Comment 23 for bug 1652410

Revision history for this message

Naël (nathanael-naeri) wrote on 2017-01-16:

#23

The file and function I examined are those mentioned in the traceback reported by David for Ubuntu 16.04, deja-dup 34.2-0ubuntu1.1, duplicity 0.7.06-2ubuntu2:

  File "/usr/lib/python2.7/dist-packages/duplicity/collections.py",
  line 105, in add_filename
    (self.volume_name_dict, filename)
  AssertionError: ({1: 'duplicity-full.20161129T015237Z.vol1.difftar'},
    'duplicity-full.20161129T015237Z.vol1.difftar.gz')

For Ubuntu 14.04, deja-dup 30.0-0ubuntu4.1, duplicity 0.6.23-1ubuntu4.1:

  File "/usr/lib/python2.7/dist-packages/duplicity/collections.py",
  line 100, in add_filename
    (self.volume_name_dict, filename)
  AssertionError: ({1: 'duplicity-full.20170115T235149Z.vol1.difftar'},
    'duplicity-full.20170115T235149Z.vol1.difftar.gz')

Function add_filename(self, filename) parses the examined filename (in this case "duplicity-full.$timestring.vol1.difftar.gz") and decides if it should be added to the examined backup set (self, an instance of the BackupSet class, consisting for now of just one backup volume, "duplicity-full.$timestring.vol1.difftar").

The function returns True if it adds the examined filename to the current backup set, False if it rejects it, for instance it rejects files whose parse results don't include "full" or "inc", and files whose parse results indicate a different timestring than the timestring of the current backup set.

The assertion that fails is "not self.volume_name_dict.has_key(pr.volume_number)", meaning that the volume number found in the parse results (in our case 1) is already in the backup set (stored as a volumenumber/filename dictionnary: {1: duplicity-full.$timestring.vol1.difftar}).

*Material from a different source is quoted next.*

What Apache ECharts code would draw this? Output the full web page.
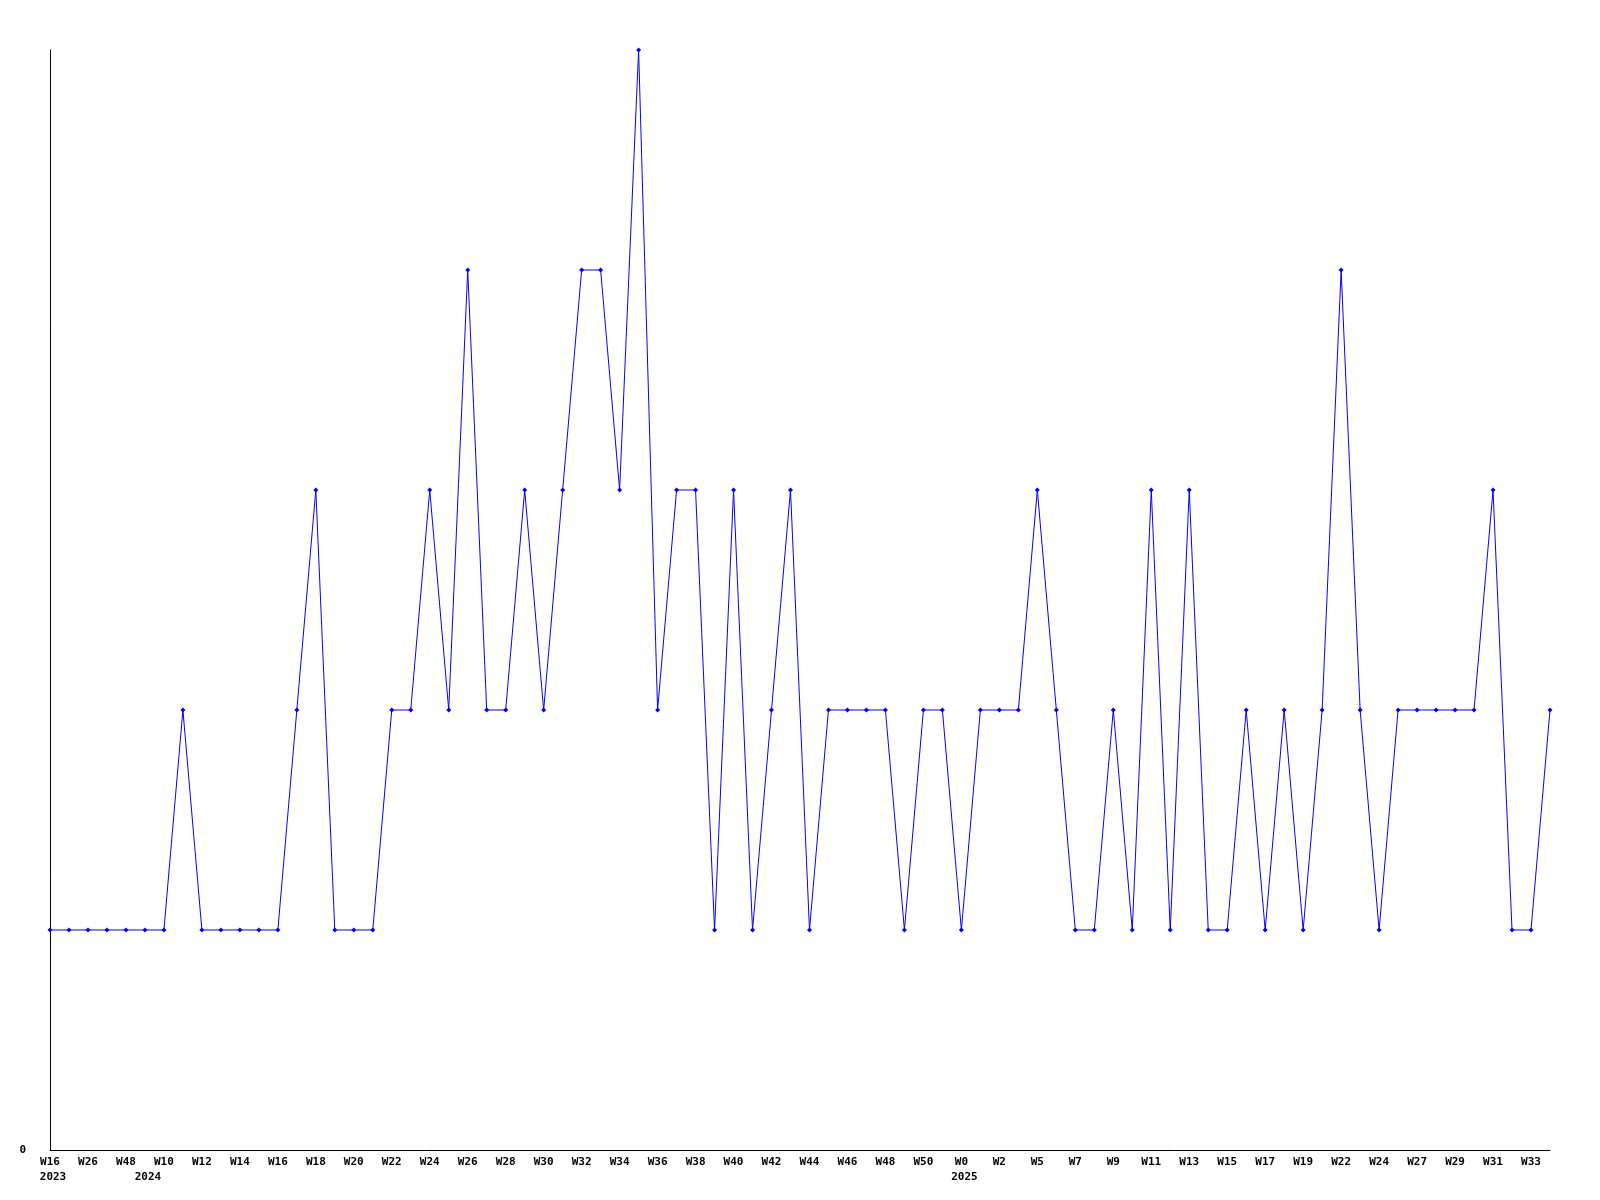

A quick way to avoid that bug would be to turn the assertion into an "if volume-number already in backup-set, reject filename" (i.e. return False), which means that when encountering two or more of:

  duplicity-$type.$timestring.vol$n.difftar
  duplicity-$type.$timestring.vol$n.difftar.gz
  duplicity-$type.$timestring.vol$n.difftar.gpg

duplicity would accept into the backup set the first filename it processes, and reject the others.

A probably better way would be to also compare compression flags when grouping the files into sets, in addition to backup type (full/inc) and times. That way an uncompressed file couldn't be added to a backup set made up of compressed files, and vice versa. In the simplest case, this would require:

adding the attribute self.compressed to the class BackupSet

  adding self.compressed = bool(pr.compressed) to the method
  BackupSet.set_info, that initializes the attributes of the
  class instances

  adding something like
    if bool(pr.compressed) != bool(self.compressed):
        return False
  to BackupSet.add_filename after it tests for backup type
  and backup times

But then it gets complicated by the fact that a backup set can be partially encrypted, if I understand correctly the rest of the add_filename function ("if bool(pr.encrypted) != bool(self.encrypted)..."). So perhaps the function should also accommodate backup sets which are partially compressed? Also, assuming the add_filename is changed to group files into sets of homogeneous compression/encryption status, then how would the function that groups sets into chains have to be modified?

I don't know duplicity's source code well enough, and won't any time soon, to take a decision regarding this issue and fix it by myself, sorry.